The company realized that it had to implement an impregnation strategy that would address these three challenges to reduce waste in the supply chain.


The Solution

Godfrey & Wing determined that the implementation of in-house vacuum impregnation technology would alleviate these challenges. The company proposed its High Value Low Volume (HVLV) single piece flow impregnation system for installation at the customer’s facility.


The HVLV uses the Dry Vacuum and Pressure (DVP) process, and Godfrey & Wing’s 95-1000AA recoverable sealant. The DVP process pushes the sealant deep into the micro porosity in order to improve sealing effectiveness.

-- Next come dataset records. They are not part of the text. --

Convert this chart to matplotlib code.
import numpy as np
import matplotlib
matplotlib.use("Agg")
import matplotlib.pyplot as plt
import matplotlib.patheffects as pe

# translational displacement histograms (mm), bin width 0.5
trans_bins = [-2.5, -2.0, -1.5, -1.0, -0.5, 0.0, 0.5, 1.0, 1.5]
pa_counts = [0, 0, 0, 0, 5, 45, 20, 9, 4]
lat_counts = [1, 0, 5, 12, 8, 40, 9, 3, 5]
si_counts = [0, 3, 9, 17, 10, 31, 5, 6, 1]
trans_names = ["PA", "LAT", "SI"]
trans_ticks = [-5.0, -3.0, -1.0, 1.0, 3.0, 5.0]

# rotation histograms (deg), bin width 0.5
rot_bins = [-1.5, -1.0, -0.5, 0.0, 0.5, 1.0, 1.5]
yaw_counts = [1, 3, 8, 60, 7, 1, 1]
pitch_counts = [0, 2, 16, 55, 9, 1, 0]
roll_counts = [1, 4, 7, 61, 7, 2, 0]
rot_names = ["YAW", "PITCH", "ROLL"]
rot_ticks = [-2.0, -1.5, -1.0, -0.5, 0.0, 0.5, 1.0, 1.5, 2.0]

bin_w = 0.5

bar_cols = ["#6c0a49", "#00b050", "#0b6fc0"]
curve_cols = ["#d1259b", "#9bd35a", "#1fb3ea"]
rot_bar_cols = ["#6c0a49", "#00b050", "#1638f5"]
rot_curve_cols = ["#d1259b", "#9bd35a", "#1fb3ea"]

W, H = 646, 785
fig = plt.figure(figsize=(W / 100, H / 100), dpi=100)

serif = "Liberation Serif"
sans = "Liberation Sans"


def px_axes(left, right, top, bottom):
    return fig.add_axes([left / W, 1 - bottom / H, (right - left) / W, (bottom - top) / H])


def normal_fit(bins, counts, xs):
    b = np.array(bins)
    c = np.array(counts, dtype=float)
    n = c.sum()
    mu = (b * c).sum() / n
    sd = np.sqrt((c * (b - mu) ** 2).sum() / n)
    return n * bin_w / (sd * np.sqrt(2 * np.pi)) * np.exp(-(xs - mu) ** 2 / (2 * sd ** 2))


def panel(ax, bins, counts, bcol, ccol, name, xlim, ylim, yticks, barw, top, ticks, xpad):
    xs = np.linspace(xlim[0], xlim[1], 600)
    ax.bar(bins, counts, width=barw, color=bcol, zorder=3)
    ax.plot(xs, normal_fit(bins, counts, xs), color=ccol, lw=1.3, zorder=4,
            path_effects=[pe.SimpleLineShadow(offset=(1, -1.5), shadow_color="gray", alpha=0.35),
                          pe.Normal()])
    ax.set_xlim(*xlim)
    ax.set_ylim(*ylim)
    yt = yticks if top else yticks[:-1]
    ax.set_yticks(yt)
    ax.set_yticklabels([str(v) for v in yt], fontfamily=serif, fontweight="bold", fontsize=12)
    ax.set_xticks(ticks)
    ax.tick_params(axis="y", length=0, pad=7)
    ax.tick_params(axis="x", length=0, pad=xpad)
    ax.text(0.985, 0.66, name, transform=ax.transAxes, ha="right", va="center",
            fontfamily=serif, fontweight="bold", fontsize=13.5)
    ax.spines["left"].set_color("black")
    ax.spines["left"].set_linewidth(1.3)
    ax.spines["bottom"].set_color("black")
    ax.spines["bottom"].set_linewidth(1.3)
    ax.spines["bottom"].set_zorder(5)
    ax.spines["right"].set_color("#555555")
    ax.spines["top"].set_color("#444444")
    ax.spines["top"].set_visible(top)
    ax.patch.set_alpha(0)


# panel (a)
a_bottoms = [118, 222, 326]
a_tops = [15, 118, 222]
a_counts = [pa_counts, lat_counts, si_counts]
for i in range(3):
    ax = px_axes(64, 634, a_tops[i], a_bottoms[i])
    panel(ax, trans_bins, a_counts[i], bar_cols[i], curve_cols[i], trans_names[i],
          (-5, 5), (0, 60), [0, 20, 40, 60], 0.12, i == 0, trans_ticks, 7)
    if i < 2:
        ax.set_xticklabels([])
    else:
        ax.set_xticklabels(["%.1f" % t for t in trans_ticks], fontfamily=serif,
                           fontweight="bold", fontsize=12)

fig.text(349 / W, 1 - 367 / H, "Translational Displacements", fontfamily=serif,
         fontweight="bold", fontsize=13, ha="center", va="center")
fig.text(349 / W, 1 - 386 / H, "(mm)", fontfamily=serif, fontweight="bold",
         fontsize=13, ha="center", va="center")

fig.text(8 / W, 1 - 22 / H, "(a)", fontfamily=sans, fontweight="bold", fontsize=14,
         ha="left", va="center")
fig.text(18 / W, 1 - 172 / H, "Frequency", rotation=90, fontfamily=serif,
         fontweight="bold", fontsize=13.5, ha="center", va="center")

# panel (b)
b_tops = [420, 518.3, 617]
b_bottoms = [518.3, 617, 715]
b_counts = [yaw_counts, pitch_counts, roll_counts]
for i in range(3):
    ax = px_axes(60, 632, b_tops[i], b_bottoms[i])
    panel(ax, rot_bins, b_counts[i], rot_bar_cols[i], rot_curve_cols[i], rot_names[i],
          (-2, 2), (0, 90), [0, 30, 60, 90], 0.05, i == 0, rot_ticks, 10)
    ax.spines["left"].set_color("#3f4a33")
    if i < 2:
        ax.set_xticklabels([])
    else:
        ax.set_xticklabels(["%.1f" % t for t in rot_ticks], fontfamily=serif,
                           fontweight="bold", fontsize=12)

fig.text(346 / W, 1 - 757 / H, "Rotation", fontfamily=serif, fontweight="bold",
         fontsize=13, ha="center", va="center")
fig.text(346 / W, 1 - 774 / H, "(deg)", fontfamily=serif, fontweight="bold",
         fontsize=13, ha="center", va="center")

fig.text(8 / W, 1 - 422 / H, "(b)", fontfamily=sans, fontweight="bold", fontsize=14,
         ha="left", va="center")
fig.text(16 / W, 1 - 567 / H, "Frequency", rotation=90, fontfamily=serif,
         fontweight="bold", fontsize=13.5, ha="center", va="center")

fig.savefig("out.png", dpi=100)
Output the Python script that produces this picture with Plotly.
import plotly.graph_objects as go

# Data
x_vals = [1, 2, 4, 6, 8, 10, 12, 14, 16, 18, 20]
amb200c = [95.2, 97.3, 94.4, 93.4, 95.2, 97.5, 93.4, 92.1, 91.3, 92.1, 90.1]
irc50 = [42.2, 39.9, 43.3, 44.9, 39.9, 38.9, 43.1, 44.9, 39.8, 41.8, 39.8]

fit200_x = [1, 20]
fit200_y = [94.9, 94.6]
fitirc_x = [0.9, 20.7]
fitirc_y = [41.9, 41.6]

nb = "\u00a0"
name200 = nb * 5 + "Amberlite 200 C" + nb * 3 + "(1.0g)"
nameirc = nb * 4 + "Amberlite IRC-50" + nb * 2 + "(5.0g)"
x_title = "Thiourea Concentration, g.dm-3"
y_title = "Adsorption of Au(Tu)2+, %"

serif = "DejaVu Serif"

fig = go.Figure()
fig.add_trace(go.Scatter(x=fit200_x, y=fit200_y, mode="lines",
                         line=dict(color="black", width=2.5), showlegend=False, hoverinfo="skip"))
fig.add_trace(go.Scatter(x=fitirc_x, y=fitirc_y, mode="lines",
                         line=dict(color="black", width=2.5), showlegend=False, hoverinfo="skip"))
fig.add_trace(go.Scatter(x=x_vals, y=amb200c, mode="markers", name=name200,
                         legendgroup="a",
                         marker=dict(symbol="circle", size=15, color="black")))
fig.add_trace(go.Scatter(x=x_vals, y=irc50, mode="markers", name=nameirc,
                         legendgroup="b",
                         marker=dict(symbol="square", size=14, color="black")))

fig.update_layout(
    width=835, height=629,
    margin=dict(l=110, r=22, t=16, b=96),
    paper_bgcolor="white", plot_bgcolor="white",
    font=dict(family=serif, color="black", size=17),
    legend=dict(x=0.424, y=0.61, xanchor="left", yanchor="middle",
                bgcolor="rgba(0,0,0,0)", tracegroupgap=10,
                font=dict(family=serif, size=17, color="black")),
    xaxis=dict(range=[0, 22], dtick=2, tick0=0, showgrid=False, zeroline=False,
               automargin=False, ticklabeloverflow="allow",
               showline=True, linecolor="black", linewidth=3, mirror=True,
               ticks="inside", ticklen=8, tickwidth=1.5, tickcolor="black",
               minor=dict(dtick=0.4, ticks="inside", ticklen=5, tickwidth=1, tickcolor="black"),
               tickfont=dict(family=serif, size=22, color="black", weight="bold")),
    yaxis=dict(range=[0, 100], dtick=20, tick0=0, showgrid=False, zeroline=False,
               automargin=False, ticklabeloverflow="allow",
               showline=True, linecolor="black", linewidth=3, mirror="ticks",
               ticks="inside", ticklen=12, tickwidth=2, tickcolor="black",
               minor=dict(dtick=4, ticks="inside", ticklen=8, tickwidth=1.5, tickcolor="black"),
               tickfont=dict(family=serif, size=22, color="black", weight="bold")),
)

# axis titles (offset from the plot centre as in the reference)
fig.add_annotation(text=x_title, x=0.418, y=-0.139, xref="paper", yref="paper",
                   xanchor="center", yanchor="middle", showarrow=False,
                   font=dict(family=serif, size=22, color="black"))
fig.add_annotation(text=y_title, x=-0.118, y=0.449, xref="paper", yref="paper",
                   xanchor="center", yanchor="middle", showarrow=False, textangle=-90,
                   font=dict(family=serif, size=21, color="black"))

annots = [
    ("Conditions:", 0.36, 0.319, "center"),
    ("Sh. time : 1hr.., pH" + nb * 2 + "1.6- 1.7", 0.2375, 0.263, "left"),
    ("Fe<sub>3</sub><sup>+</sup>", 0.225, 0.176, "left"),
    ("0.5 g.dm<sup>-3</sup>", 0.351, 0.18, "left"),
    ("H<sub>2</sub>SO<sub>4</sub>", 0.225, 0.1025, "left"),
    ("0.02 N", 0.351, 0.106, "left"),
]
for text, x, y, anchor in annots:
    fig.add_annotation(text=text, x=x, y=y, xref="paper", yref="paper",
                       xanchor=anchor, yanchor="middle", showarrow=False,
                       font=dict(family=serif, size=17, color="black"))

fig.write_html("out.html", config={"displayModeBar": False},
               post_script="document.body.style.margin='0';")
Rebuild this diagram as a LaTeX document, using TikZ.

The 95-1000AA recoverable sealant is easy to use and remains stable and pure.




The proposed HVLV solution outlines multiple benefits to the customer:

  • The system is a viable in-house solution that can easily be installed into the customer’s facility without any infrastructure changes.
  • The single piece flow eliminates excessive handling, and handling damage.
  • With a small footprint of 96 square feet, the HVLV system would integrate with other operations achieving continuous part flow. This allows the customer to meet production demands and eliminate WIP.

Having never qualified the HVLV, the customer ran samples at Godfrey & Wing’s technology center, located in Untergruppenbach Germany. The results clearly showed the HVLV’s DVP process created superior sealing results:

  • 0% part damage
  • 100% part recovery
  • 0% part contamination

The customer also found the system simple and safe to use. The part fixtures and platform allows the operator to easily move a part from station to station. Each station starts with a push of a single button. The man-machine interface keeps the operator safe at all times. Light curtains, insulated panels, and ventless exhaust ensure ongoing operator safety.



The Results

The customer purchased two HVLVs. One HVLV is stationed at the customer’s foundry to seal parts after pre-machining (also known as hyper cubing), and the other system is stationed at the OEM to seal any parts that may leak after final machining.


The two facilities are 500 miles apart so the two in-house systems eliminate any production disruptions. After pre-machining, fix-on-fail parts are impregnated at the foundry. When the parts arrive at the OEM for final machining and assembly, only a reduced amount of material is removed. Since the impregnation at pre-machining has already sealed porosity, the opportunity to open an interconnected leak path is reduced. Any parts that don’t conform to standards after machining can be easily impregnated without disrupting production.


The HVLVs are making a significant impact by answering the following challenges:

  1. Reduce Freight Costs–The modular design allows the company to integrate the HVLVs directly into production, and eliminate outsourcing.

  2. Remove Handling Damage–The single piece flow eliminates the chance of damaging critical features.

  3. Eliminate WIP–The parts continuously flow from each in-house operation, enabling the customer to meet production demand.

In Summary

Godfrey & Wing’s HVLV proved that vacuum impregnation is a viable, in-house solution for producing pressure tight components. Throughout the supply chain, the HVLV is the perfect solution to eliminate production delays caused by logistics.